C’est toi qui as change – 4 – 

In the last post was written that according to Jacques Rancière, the artist should be more like the ignorant schoolmaster who “does not teach his pupils his knowledge, but orders them to venture into the forest of things and signs, to say what they have seen and what they think of what they have seen, to verify it and have it verified”.

Perhaps an artist is both master and student. Artists are by themselves phenomenally curious, constantly following and expressing their interests. They are masters of experiment and exploration, accepting failure, gaining skills and abilities that they didn’t have before.

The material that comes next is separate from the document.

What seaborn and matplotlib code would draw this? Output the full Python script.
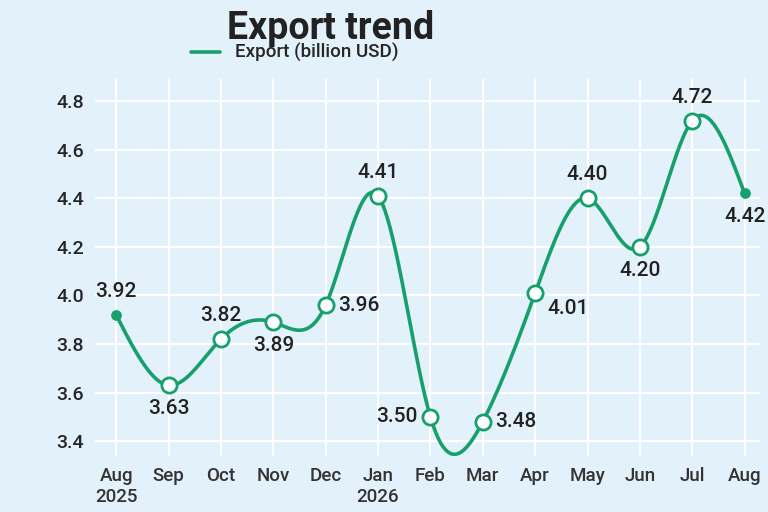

Pascal Gielen and Camiel van Winkel presented joint research on the hybridization of contemporary artistic practice. In an article, The Contemporary Artist as Role Model in a Crisis of Competence (published in the Dutch contemporary art magazine Metropolis M in 2010), they stated: “We see around us a real, overall crisis of ability. The most distressing examples of this have shown up in the financial sector, with banks, investors and insurance companies and major infrastructural projects that have stranded or failed completely.”

They continue: “In this context, the contemporary artist is an interesting role model. In a universe of increasing incompetence, only artists know how to make their lack of expertise productive. Contemporary artists are professionals without a profession, craftspeople without a craft, and dilettantes with infinite potential. Only artists routinely subject the professional content of their discipline to debate, as part of their everyday practice. With each new work they make, artists embrace the crisis of competence instead of shifting it to others, as is the case in most other domains. They accept complete responsibility, in defiance of the neoliberal tendency to delegate and outsource. By definition, the creation of a work of art entails a critical test of the criteria of creative competence and artistic skill.”

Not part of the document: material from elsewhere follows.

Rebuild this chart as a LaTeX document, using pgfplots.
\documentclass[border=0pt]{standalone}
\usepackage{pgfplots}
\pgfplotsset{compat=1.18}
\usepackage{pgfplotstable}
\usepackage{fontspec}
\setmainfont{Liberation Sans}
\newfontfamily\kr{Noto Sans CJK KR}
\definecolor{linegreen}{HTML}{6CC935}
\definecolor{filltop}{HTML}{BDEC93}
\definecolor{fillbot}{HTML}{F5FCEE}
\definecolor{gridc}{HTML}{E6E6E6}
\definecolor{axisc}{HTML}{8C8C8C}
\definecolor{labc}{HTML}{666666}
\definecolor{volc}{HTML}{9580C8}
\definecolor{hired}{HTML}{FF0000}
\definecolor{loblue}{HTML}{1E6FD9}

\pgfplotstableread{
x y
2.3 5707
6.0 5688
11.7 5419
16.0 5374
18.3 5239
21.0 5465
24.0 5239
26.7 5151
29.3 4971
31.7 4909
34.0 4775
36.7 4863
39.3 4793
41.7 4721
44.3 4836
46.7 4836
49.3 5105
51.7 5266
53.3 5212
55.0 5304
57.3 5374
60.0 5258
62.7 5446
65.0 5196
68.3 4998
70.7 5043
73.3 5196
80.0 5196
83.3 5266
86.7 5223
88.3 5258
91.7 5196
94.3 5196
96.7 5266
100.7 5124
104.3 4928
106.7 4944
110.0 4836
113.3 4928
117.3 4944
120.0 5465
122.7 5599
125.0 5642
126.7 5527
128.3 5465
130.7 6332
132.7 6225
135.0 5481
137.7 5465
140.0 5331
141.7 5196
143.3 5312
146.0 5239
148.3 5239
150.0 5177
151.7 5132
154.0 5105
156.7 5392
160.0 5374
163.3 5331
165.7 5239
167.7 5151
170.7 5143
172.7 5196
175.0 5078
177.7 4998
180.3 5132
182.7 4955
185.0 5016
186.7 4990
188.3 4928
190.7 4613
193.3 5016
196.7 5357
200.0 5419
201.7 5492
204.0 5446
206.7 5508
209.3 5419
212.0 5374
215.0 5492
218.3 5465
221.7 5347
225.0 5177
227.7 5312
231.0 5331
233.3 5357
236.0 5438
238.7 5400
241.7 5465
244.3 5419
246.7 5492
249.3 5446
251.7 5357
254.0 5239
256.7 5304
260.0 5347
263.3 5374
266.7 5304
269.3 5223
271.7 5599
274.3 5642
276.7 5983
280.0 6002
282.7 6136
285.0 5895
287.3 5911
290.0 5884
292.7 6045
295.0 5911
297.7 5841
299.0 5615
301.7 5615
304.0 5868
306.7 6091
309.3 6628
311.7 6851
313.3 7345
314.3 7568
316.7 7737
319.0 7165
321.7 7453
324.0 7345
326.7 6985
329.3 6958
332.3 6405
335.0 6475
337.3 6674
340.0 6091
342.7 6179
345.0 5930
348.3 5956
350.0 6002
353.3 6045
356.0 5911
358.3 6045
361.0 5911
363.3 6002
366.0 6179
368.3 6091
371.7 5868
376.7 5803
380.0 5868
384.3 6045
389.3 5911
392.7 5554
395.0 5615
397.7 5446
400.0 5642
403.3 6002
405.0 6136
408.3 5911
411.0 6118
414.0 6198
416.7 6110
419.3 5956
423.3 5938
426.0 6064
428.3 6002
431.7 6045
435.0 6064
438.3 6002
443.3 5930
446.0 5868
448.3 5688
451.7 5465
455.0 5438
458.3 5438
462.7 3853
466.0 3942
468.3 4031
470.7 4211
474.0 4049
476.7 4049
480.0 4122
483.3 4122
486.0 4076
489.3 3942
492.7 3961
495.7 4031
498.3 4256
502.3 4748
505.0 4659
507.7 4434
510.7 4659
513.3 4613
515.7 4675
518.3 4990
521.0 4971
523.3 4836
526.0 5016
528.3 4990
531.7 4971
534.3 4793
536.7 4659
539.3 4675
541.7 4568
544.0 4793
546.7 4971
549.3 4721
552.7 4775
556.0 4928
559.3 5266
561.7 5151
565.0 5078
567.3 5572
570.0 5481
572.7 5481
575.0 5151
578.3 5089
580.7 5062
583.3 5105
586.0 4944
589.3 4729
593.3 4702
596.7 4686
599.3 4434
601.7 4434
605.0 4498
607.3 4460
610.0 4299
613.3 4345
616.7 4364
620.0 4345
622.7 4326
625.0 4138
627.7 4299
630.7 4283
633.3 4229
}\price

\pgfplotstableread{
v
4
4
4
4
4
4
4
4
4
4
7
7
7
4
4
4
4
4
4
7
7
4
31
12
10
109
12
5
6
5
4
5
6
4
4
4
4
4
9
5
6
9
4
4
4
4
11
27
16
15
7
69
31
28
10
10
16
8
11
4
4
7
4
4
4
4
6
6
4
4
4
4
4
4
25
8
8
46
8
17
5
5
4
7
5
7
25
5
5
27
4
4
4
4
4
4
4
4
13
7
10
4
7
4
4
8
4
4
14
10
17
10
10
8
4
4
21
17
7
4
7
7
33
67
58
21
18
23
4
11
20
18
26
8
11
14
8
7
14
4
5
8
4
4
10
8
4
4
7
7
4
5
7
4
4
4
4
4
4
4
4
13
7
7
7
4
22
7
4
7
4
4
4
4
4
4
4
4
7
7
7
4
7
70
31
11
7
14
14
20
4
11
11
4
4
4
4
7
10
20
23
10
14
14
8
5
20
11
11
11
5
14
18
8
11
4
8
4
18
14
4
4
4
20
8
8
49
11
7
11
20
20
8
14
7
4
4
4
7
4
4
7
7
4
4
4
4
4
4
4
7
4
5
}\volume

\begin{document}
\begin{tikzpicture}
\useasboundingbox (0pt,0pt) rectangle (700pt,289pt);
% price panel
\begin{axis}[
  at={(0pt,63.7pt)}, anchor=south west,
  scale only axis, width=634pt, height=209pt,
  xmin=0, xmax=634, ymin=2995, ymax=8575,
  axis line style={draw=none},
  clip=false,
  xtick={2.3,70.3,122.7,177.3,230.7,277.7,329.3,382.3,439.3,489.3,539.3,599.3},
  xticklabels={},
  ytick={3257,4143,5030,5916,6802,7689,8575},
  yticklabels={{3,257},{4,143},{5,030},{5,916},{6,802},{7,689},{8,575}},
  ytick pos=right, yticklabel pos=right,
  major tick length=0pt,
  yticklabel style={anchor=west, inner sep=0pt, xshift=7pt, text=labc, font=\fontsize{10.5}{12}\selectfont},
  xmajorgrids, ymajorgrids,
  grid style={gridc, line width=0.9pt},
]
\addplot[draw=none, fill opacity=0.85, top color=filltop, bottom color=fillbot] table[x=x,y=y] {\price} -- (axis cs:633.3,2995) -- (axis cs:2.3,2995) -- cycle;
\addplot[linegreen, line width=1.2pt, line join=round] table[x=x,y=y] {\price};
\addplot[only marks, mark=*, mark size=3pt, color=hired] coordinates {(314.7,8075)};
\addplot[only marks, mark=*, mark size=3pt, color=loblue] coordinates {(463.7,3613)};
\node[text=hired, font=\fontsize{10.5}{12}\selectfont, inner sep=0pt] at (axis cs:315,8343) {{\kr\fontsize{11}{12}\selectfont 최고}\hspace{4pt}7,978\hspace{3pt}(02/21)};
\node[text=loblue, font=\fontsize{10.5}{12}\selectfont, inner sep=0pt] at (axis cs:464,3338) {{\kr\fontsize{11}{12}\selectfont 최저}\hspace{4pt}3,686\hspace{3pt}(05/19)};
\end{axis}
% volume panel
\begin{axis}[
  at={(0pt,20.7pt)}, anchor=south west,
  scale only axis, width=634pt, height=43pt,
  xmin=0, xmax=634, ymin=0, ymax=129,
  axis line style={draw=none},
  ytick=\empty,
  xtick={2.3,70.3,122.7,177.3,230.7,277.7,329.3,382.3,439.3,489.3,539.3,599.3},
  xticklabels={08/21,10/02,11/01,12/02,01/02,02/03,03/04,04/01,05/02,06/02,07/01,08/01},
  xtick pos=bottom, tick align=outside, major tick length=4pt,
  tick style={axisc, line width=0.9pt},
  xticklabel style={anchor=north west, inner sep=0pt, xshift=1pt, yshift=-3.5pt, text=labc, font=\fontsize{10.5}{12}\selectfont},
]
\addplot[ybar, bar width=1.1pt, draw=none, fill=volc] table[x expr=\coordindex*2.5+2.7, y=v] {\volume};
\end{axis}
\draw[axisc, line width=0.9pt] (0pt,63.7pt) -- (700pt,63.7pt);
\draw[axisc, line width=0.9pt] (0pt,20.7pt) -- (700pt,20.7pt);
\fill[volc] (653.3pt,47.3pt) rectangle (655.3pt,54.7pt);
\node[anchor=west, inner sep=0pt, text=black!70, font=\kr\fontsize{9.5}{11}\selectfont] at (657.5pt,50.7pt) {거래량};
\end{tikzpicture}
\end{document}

For the next time, let’s see how an artist may not be a teacher, but instead an ideal learner, focusing on the idea that the contemporary artist embraces his or her incompetence and takes responsibility for his or her creation process.


This blog post is part of the series C’est toi qui as changé dedicated to the topic of change, and subsequently, how art allows us to learn, to teach, to think, and thus, to improve ourselves.

Image: Goya aún aprendo
– An old man, leaning on two sticks, trudging onward, and above him the words “Aun aprendo”; “Still learning.” It’s one of Goya’s last works — he composed it at age 80 and would die two years later.